While the emphasis of both of these projects is on learning, clearly both could have very real outcomes for improved environmental stewardship in South East Asia. And even better, both will leave a legacy of enhanced native biodiversity on Dover Campus as many of the tree specimens (some of which are classified as critically endangered on the of IUCN’s Red list) will be planted out here this coming year.
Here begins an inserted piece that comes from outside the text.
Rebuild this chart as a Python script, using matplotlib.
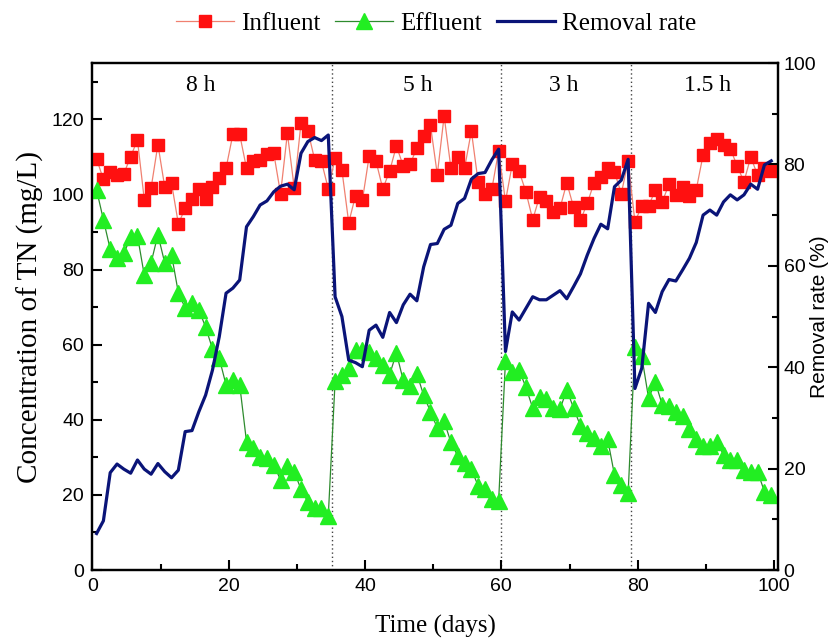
import numpy as np
import matplotlib
matplotlib.use('Agg')
import matplotlib.pyplot as plt
from matplotlib.ticker import MultipleLocator

# ---------------- data ----------------
days = np.arange(1, 101) - 0.4

influent = [109.5, 104.0, 106.1, 105.3, 105.5, 110.1, 114.5, 98.6, 101.7, 113.3,
            102.0, 103.0, 92.2, 96.3, 98.7, 101.4, 98.9, 101.9, 104.5, 107.0,
            116.0, 116.0, 107.0, 109.0, 109.3, 110.7, 111.0, 100.2, 116.3, 101.8,
            119.0, 117.0, 109.3, 108.8, 101.5, 109.6, 106.5, 92.5, 99.7, 98.4,
            110.2, 108.9, 101.5, 106.2, 112.9, 107.6, 108.0, 112.4, 115.6, 118.4,
            105.3, 120.9, 107.0, 110.0, 107.0, 116.9, 103.2, 100.1, 101.4, 111.6,
            98.2, 108.0, 106.2, 100.7, 93.3, 99.4, 98.2, 95.3, 96.3, 103.1,
            96.6, 93.1, 97.6, 103.1, 104.7, 107.1, 106.0, 100.2, 108.9, 92.7,
            96.9, 96.9, 101.2, 98.0, 102.7, 99.8, 102.1, 99.6, 101.3, 110.5,
            113.8, 114.7, 113.3, 112.2, 107.6, 103.4, 110.0, 105.1, 107.1, 106.2]

effluent = [101.2, 93.3, 85.4, 83.2, 84.3, 88.6, 89.0, 78.5, 81.8, 89.3,
            81.8, 84.0, 73.8, 69.8, 71.1, 69.3, 64.7, 58.9, 56.4, 49.3,
            50.7, 49.3, 34.2, 32.4, 30.2, 29.8, 28.0, 24.0, 27.6, 26.2,
            21.5, 18.2, 16.4, 16.6, 14.4, 50.2, 52.0, 53.8, 58.7, 58.7,
            58.0, 56.4, 54.7, 52.0, 57.8, 50.5, 49.1, 52.3, 46.5, 42.2,
            37.8, 39.6, 34.0, 30.4, 28.6, 26.8, 22.4, 21.5, 18.8, 18.5,
            55.6, 52.8, 53.2, 48.7, 43.1, 46.2, 45.5, 43.1, 42.8, 48.0,
            43.1, 38.4, 36.4, 35.1, 32.9, 34.8, 25.3, 22.7, 20.4, 59.5,
            56.9, 45.8, 50.0, 44.0, 43.6, 42.2, 40.9, 37.5, 34.8, 32.9,
            32.9, 34.2, 30.7, 29.3, 29.3, 26.7, 26.2, 26.2, 20.9, 20.0]

removal = [7.2, 9.7, 19.2, 20.9, 19.9, 19.1, 21.7, 19.9, 18.9, 21.0,
           19.4, 18.2, 19.7, 27.3, 27.5, 31.2, 34.5, 39.4, 46.0, 54.6,
           55.6, 57.2, 67.7, 69.7, 72.0, 72.8, 74.6, 75.7, 76.1, 75.0,
           82.2, 84.5, 85.3, 84.7, 85.8, 53.9, 50.0, 41.4, 40.9, 40.1,
           47.3, 48.3, 45.9, 50.8, 48.8, 52.3, 54.4, 53.1, 59.8, 64.2,
           64.4, 67.2, 68.0, 72.3, 73.3, 77.1, 78.2, 78.4, 80.9, 83.0,
           43.1, 50.9, 49.3, 51.6, 53.9, 53.3, 53.3, 54.2, 55.1, 53.5,
           55.9, 58.4, 62.1, 65.4, 68.2, 67.3, 75.6, 76.9, 81.0, 35.8,
           39.8, 52.6, 50.8, 54.9, 57.3, 57.0, 59.2, 61.5, 64.6, 70.0,
           71.0, 70.0, 72.6, 74.0, 73.0, 74.0, 76.1, 75.1, 79.9, 80.7]

phase_bounds = [35.2, 60, 79]
phase_labels = ['8 h', '5 h', '3 h', '1.5 h']
phase_label_x = [15.9, 47.8, 69.2, 90.2]
phase_label_y = 129.0

serif = ['Liberation Serif', 'DejaVu Serif']
sans = ['Liberation Sans', 'DejaVu Sans']

# ---------------- figure ----------------
fig = plt.figure(figsize=(8.34, 6.43), dpi=100)
ax = fig.add_axes([0.1109, 0.1135, 0.822, 0.7885])
ax2 = ax.twinx()

l1, = ax.plot(days, influent, color='#F08070', lw=0.9, marker='s', ms=9,
              mfc='#FF1010', mec='#FF1010', label='Influent', zorder=3)
l2, = ax.plot(days, effluent, color='#2E8B2E', lw=0.9, marker='^', ms=11,
              mfc='#22EE22', mec='#22EE22', label='Effluent', zorder=3)
l3, = ax2.plot(days, removal, color='#0A1478', lw=2.3, label='Removal rate', zorder=4)

for xb in phase_bounds:
    ax.axvline(xb, color='#444444', lw=1.0, ls=(0, (1, 2)), zorder=1)

for lab, xl in zip(phase_labels, phase_label_x):
    ax.text(xl, phase_label_y, lab, ha='center', va='center', fontsize=17,
            family=serif)

ax.set_xlim(0, 100.6)
ax.set_ylim(0, 135)
ax2.set_ylim(0, 100)

ax.xaxis.set_major_locator(MultipleLocator(20))
ax.xaxis.set_minor_locator(MultipleLocator(10))
ax.yaxis.set_major_locator(MultipleLocator(20))
ax.yaxis.set_minor_locator(MultipleLocator(10))
ax2.yaxis.set_major_locator(MultipleLocator(20))
ax2.yaxis.set_minor_locator(MultipleLocator(10))

for a in (ax, ax2):
    a.tick_params(which='major', direction='in', length=7, width=1.5, pad=6,
                  labelsize=14)
    a.tick_params(which='minor', direction='in', length=4, width=1.5)
    for sp in a.spines.values():
        sp.set_linewidth(1.6)
    for t in a.get_xticklabels() + a.get_yticklabels():
        t.set_family(sans)
ax2.tick_params(which='major', pad=4)

ax.set_xlabel('Time (days)', fontsize=18, family=serif, labelpad=14)
ax.set_ylabel('Concentration of TN (mg/L)', fontsize=21, family=serif,
              rotation=90, va='center', ha='center')
ax.yaxis.set_label_coords(-0.091, 0.5)
ax2.set_ylabel('Removal rate (%)', fontsize=15, family=sans,
               rotation=90, va='center', ha='center')
ax2.yaxis.set_label_coords(1.061, 0.5)

fig.legend([l1, l2, l3], ['Influent', 'Effluent', 'Removal rate'],
           loc='center', bbox_to_anchor=(0.523, 0.963), ncol=3, frameon=False,
           prop={'family': serif, 'size': 18}, handlelength=2.3,
           handletextpad=0.3, columnspacing=0.6, numpoints=1)

fig.savefig('out.png', dpi=100)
Finally one more recent collaboration took advantage of the fact that more and more of our students now have parents who work next door! For the Grade 11 Theory of Knowledge (TOK) Miniweek in January, Dover parent and Professor of Science at Yale-NUS, Brian McAdoo (pictured right with student Jasmine Cave-Jones) contributed to our lecture series on Integrating Knowledge for Human Understanding. Professor McAdoo’s presentation Trans-disciplinary Approaches to Disaster Risk Reduction might sound like a subject at an academic level way beyond our IB Diploma students, however the interactive style of the presentation and its direct relevance to their studies proved highly useful to them. Not only did Brian’s talk illustrate that a true understanding necessitates integrating thinking from different subject areas (a key purpose of the TOK course), but it also served to show that without this deliberate integration of local and academic knowledge, the humanitarian projects that their Global Concerns groups are involved in will rarely be successful.
As the main purpose of a UWCSEA education is to learn how to shape a better world, all three of these partnerships help us to put our mission into practice. As teachers and students we feel very privileged that our University neighbours are so willing work with us to achieve this.